Archbishop John J Myers

Daniel O’Toole had enough.

O’Toole, and other parishioners at St. Joseph’s Church in Oradell, New Jersey, part of the Archdiocese of Newark, have spent the past week up in arms.  They have been handing out leaflets before and after Mass. 

And on Wednesday, July 31, St. Joseph’s pastor, Reverend Thomas Iwanowski, will step down, following what Iwanowski has described as a series of disagreements over his leadership style.

However, O’Toole told the Bergen Record that there is just one reason it became necessary for Iwanowski to step down.

“The reason he was removed, as best as I can understand it, was because he was harboring a priest with a known history for sexual predation,” O’Toole said.

And so it goes.

Even prior to this latest allegation, their had been calls for the resignation of Newark Archbishop John J. Myers.  Earlier this month, New York Archbishop Timothy Dolan also came under fire, accused of shielding church finances even as known abusers remained in the priesthood for years.

And so, it seems as if parishioners have realized that they must take action into their own hands.  This has been part of a quiet revolution across the Catholic Church, especially since the extent of abuse allegations has become painfully clear in the past decade.

Or painfully clear to the people in the pews, anyway.

Parish and diocesan officials, on the other hand, have proven time and time again that they still don’t grasp the depth and seriousness of the sexual abuse crisis plaguing the Catholic Church.  It has left thousands of sex abuse victims scarred for life.  It has sickened parishioners to such a great extent that many have abandoned the church completely. 

This crisis has also, it should be noted, taken attention away from the charitable works the church still admirably performs, and the many dedicated priests who are a source of comfort to their parishioners.

The latest bit of abhorrent news on this front came from the leafy, north Jersey borough of Oradell.
Attorney Daniel O’Toole is among the more active parishioners at St.

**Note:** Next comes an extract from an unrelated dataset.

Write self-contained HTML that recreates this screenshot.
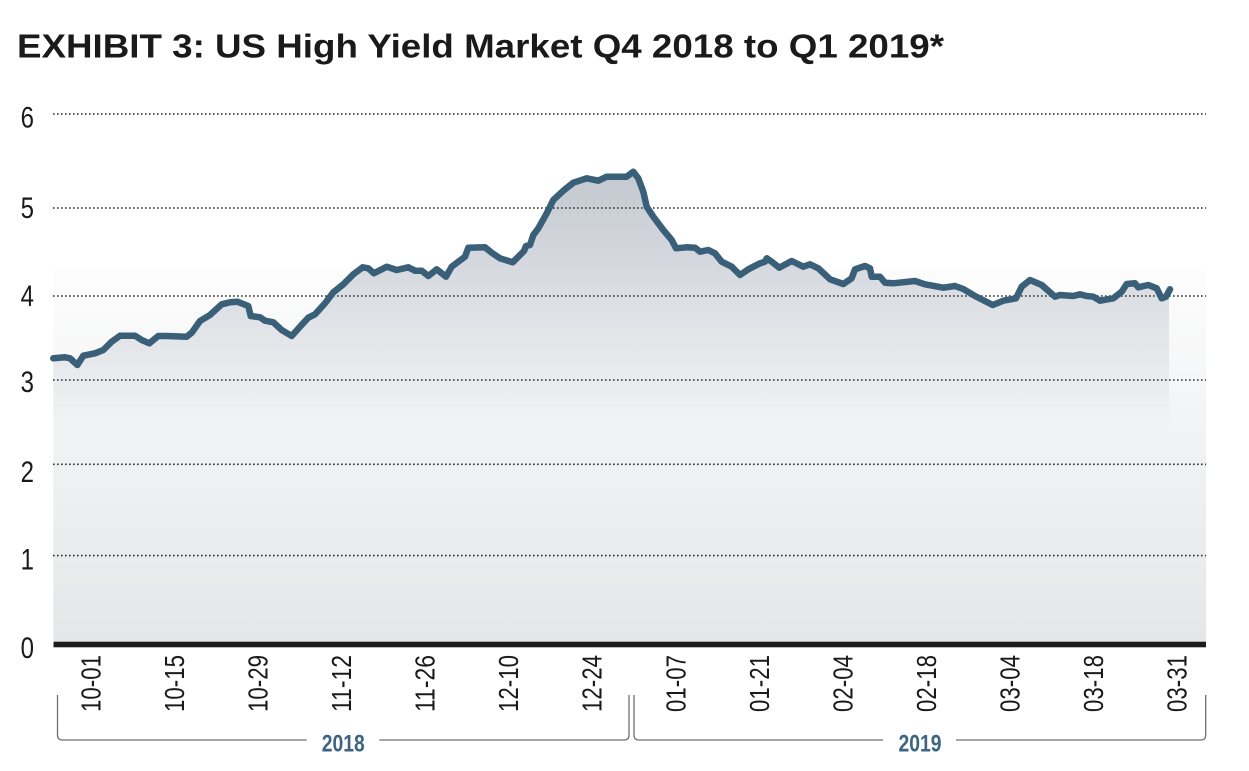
<!DOCTYPE html>
<html>
<head>
<meta charset="utf-8">
<style>
  html, body { margin: 0; padding: 0; background: #ffffff; }
  svg { display: block; }
</style>
</head>
<body>
<svg width="1249" height="771" viewBox="0 0 1249 771" xmlns="http://www.w3.org/2000/svg">
  <defs>
    <linearGradient id="bg" gradientUnits="userSpaceOnUse" x1="0" y1="268" x2="0" y2="642">
      <stop offset="0" stop-color="#fdfdfd"/>
      <stop offset="1" stop-color="#e4e6e9"/>
    </linearGradient>
    <linearGradient id="area" gradientUnits="userSpaceOnUse" x1="0" y1="172" x2="0" y2="642">
      <stop offset="0" stop-color="#c3c8d0"/>
      <stop offset="0.27" stop-color="#dcdfe4"/>
      <stop offset="0.55" stop-color="#f2f3f4"/>
      <stop offset="1" stop-color="#e4e6e9"/>
    </linearGradient>
  </defs>

  <!-- Title -->
  <text x="17" y="57.7" font-family="Liberation Sans, sans-serif" font-weight="bold" font-size="33" fill="#1a1a1a" textLength="927" lengthAdjust="spacingAndGlyphs">EXHIBIT 3: US High Yield Market Q4 2018 to Q1 2019*</text>

  <!-- background light panel -->
  <rect x="53.5" y="268" width="1152.5" height="374" fill="url(#bg)"/>

  <!-- area -->
  <polygon fill="url(#area)" points="53.3,358.3 65,357.3 70,358.3 77.3,365 83.3,355.7 95,353.3 103.3,350 111.7,341.7 120,335.7 135,335.7 141.7,340 149.3,343.3 158.3,336 166.7,336 186.7,336.7 191.7,332.7 200,321 210,315 221.7,304.3 230,302.3 237.3,301.7 248.3,306 250.7,316 260,317.3 265,320.7 273.3,322.3 281.7,330 291.7,336 300,326.7 308.3,317.7 315,314.3 325,303.3 333.3,292.3 343.3,284.3 353.3,274.3 362.7,267.3 368.3,268.3 374,273.3 386.7,266.7 396.7,270 408.3,267.3 415,270.7 421.7,270.7 428.3,276 436.7,269.3 446,276.7 451.7,266.7 458.3,261.7 465,256.7 468.3,247.7 485,247.3 491.7,252.7 500,258.3 512.7,262.3 524,251 526,246 530,245 533.3,235 538.3,228.3 546.7,213.3 553.3,200 563.3,190.7 573.3,182.7 586.7,178.3 598.3,180.7 606.7,176.7 626.7,176.7 633.3,171.7 638.3,178.3 643.3,191.7 646.7,206.7 653.3,216.7 663.3,230 671.7,240 676,248.3 686.7,247.3 695,247.7 700,251.7 708.3,250 715,253.3 721.7,261.7 731.7,266.7 740,275 748.3,269.3 760,263.3 765,261.7 766.7,258.3 771.7,261.7 779.3,267.7 791.7,261 803.3,266.7 810,264.3 818.3,268.3 830,279.3 843.3,284 851.7,278.3 855,269.3 865,266 870,268.3 871.7,276.7 880,276.7 885,282.7 893.3,283.3 915,281 925,284.3 943.3,287.7 955,286 963.3,289 975,296 992.7,305 1003.3,300.7 1016,298.3 1021.7,286.7 1030,280 1041.7,285 1055,296.7 1060,295 1073.3,296 1080,294.3 1086.7,296 1093.3,296.7 1100,300.7 1113.3,298.3 1121.7,291.7 1126.7,284 1135,283.3 1138.3,287.3 1148.3,285 1156.7,288.3 1161.7,298.3 1166,296.7 1169,290 1169,642 53.3,642"/>

  <!-- gridlines -->
  <g stroke="#2e2e2e" stroke-width="1.6" stroke-dasharray="1.6 2.4" fill="none">
    <line x1="53" y1="114" x2="1206" y2="114"/>
    <line x1="53" y1="208" x2="1206" y2="208"/>
    <line x1="53" y1="296" x2="1206" y2="296"/>
    <line x1="53" y1="380" x2="1206" y2="380"/>
    <line x1="53" y1="464.3" x2="1206" y2="464.3"/>
    <line x1="53" y1="555.6" x2="1206" y2="555.6"/>
  </g>

  <!-- data line -->
  <polyline fill="none" stroke="#3a5f79" stroke-width="6.5" stroke-linejoin="round" stroke-linecap="round" points="53.3,358.3 65,357.3 70,358.3 77.3,365 83.3,355.7 95,353.3 103.3,350 111.7,341.7 120,335.7 135,335.7 141.7,340 149.3,343.3 158.3,336 166.7,336 186.7,336.7 191.7,332.7 200,321 210,315 221.7,304.3 230,302.3 237.3,301.7 248.3,306 250.7,316 260,317.3 265,320.7 273.3,322.3 281.7,330 291.7,336 300,326.7 308.3,317.7 315,314.3 325,303.3 333.3,292.3 343.3,284.3 353.3,274.3 362.7,267.3 368.3,268.3 374,273.3 386.7,266.7 396.7,270 408.3,267.3 415,270.7 421.7,270.7 428.3,276 436.7,269.3 446,276.7 451.7,266.7 458.3,261.7 465,256.7 468.3,247.7 485,247.3 491.7,252.7 500,258.3 512.7,262.3 524,251 526,246 530,245 533.3,235 538.3,228.3 546.7,213.3 553.3,200 563.3,190.7 573.3,182.7 586.7,178.3 598.3,180.7 606.7,176.7 626.7,176.7 633.3,171.7 638.3,178.3 643.3,191.7 646.7,206.7 653.3,216.7 663.3,230 671.7,240 676,248.3 686.7,247.3 695,247.7 700,251.7 708.3,250 715,253.3 721.7,261.7 731.7,266.7 740,275 748.3,269.3 760,263.3 765,261.7 766.7,258.3 771.7,261.7 779.3,267.7 791.7,261 803.3,266.7 810,264.3 818.3,268.3 830,279.3 843.3,284 851.7,278.3 855,269.3 865,266 870,268.3 871.7,276.7 880,276.7 885,282.7 893.3,283.3 915,281 925,284.3 943.3,287.7 955,286 963.3,289 975,296 992.7,305 1003.3,300.7 1016,298.3 1021.7,286.7 1030,280 1041.7,285 1055,296.7 1060,295 1073.3,296 1080,294.3 1086.7,296 1093.3,296.7 1100,300.7 1113.3,298.3 1121.7,291.7 1126.7,284 1135,283.3 1138.3,287.3 1148.3,285 1156.7,288.3 1161.7,298.3 1166,296.7 1170,289.3"/>

  <!-- baseline -->
  <rect x="53.5" y="641.7" width="1152.5" height="5.6" fill="#1c1c1c"/>

  <!-- y labels -->
  <g font-family="Liberation Sans, sans-serif" font-size="30" fill="#1a1a1a" text-anchor="end">
    <text transform="translate(34,127.5) scale(0.8,1)">6</text>
    <text transform="translate(34,218) scale(0.8,1)">5</text>
    <text transform="translate(34,306) scale(0.8,1)">4</text>
    <text transform="translate(34,392) scale(0.8,1)">3</text>
    <text transform="translate(34,482) scale(0.8,1)">2</text>
    <text transform="translate(34,569.5) scale(0.8,1)">1</text>
    <text transform="translate(34,658) scale(0.8,1)">0</text>
  </g>

  <!-- x labels -->
  <g font-family="Liberation Sans, sans-serif" font-size="28" fill="#1a1a1a">
    <text transform="translate(100.5,712) rotate(-90)" textLength="57" lengthAdjust="spacingAndGlyphs">10-01</text>
    <text transform="translate(184,712) rotate(-90)" textLength="57" lengthAdjust="spacingAndGlyphs">10-15</text>
    <text transform="translate(267.6,712) rotate(-90)" textLength="57" lengthAdjust="spacingAndGlyphs">10-29</text>
    <text transform="translate(351.1,712) rotate(-90)" textLength="57" lengthAdjust="spacingAndGlyphs">11-12</text>
    <text transform="translate(434.7,712) rotate(-90)" textLength="57" lengthAdjust="spacingAndGlyphs">11-26</text>
    <text transform="translate(518.2,712) rotate(-90)" textLength="57" lengthAdjust="spacingAndGlyphs">12-10</text>
    <text transform="translate(601.7,712) rotate(-90)" textLength="57" lengthAdjust="spacingAndGlyphs">12-24</text>
    <text transform="translate(685.3,712) rotate(-90)" textLength="57" lengthAdjust="spacingAndGlyphs">01-07</text>
    <text transform="translate(768.8,712) rotate(-90)" textLength="57" lengthAdjust="spacingAndGlyphs">01-21</text>
    <text transform="translate(852.4,712) rotate(-90)" textLength="57" lengthAdjust="spacingAndGlyphs">02-04</text>
    <text transform="translate(935.9,712) rotate(-90)" textLength="57" lengthAdjust="spacingAndGlyphs">02-18</text>
    <text transform="translate(1019.4,712) rotate(-90)" textLength="57" lengthAdjust="spacingAndGlyphs">03-04</text>
    <text transform="translate(1103,712) rotate(-90)" textLength="57" lengthAdjust="spacingAndGlyphs">03-18</text>
    <text transform="translate(1186.5,712) rotate(-90)" textLength="57" lengthAdjust="spacingAndGlyphs">03-31</text>
  </g>

  <!-- brackets -->
  <g fill="none" stroke="#707070" stroke-width="1.3">
    <path d="M57.5,695 L57.5,735 Q57.5,740 62.5,740 L306.7,740"/>
    <path d="M379.3,740 L624,740 Q629,740 629,735 L629,695"/>
    <path d="M634,695 L634,735 Q634,740 639,740 L883,740"/>
    <path d="M956,740 L1200.7,740 Q1205.7,740 1205.7,735 L1205.7,695"/>
  </g>

  <!-- year labels -->
  <g font-family="Liberation Sans, sans-serif" font-weight="bold" font-size="24" fill="#3d6480">
    <text x="321.8" y="751.7" textLength="43" lengthAdjust="spacingAndGlyphs">2018</text>
    <text x="898.5" y="751.7" textLength="43" lengthAdjust="spacingAndGlyphs">2019</text>
  </g>
</svg>
</body>
</html>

Joseph’s, even funding scholarships for local students. 

But late last year, parishioners noticed a new priest who was spending nights in the St. Joseph’s rectory.  It turned out to have been Reverend Robert Chabak, whose home in Toms River, New Jersey, had been damaged by Superstorm Sandy.

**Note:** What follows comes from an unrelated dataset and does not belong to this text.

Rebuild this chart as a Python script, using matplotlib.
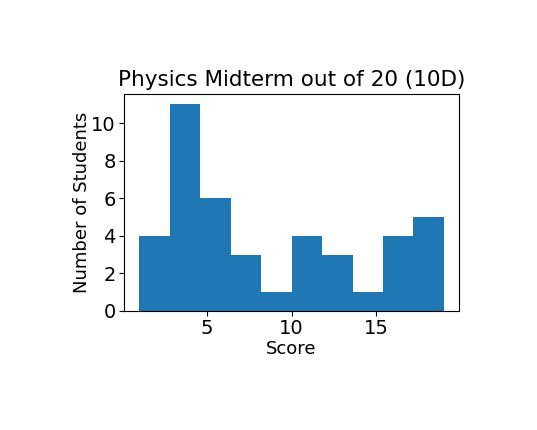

It also turns out that in 2004, Chabak had been removed from the ministry, when church officials discovered that there was evidence that Chabak had molested a teenaged boy decades earlier. A second allegation has also since come to light, according to the Star Ledger newspaper.

Despite this, the Newark Archdiocese approved of Chabak staying at the St. Joseph’s rectory, which is located right near St. Joseph’s grammar school.

Iwanowski has said offering shelter to Chabak was an act of compassion and that the archdiocese approved the move solely because Chabak was instructed to do no priestly work whatsoever. 

Furthermore, they note that once allegations about Chabak’s sordid past came to light, he was promptly relocated.

Nevertheless, Chabak was spotted once again at St. Joseph’s. 

This is also the same archdiocese that has been under fire over its handling of another priest, Reverend Michael J. Fugee, who had been accused of touching a 13-year-old while at another Jersey church. 

And yet, earlier this year, Fugee still managed to attend youth retreats and interact with children, in a case that led to the demotion of the Newark Archdiocese’s vicar general John Doran, and spurred calls for Archbishop Meyers’ resignation.

Once again, this week, parishioners had to hear about how Newark Archdiocese officials approved the placement of a priest with a dark past in a local parish.  Church higher-ups better listen to the calls for change coming from the pews. 

If they continue to ignore them, sure, those calls for change might eventually go away.

But that’s only because the pews will be empty.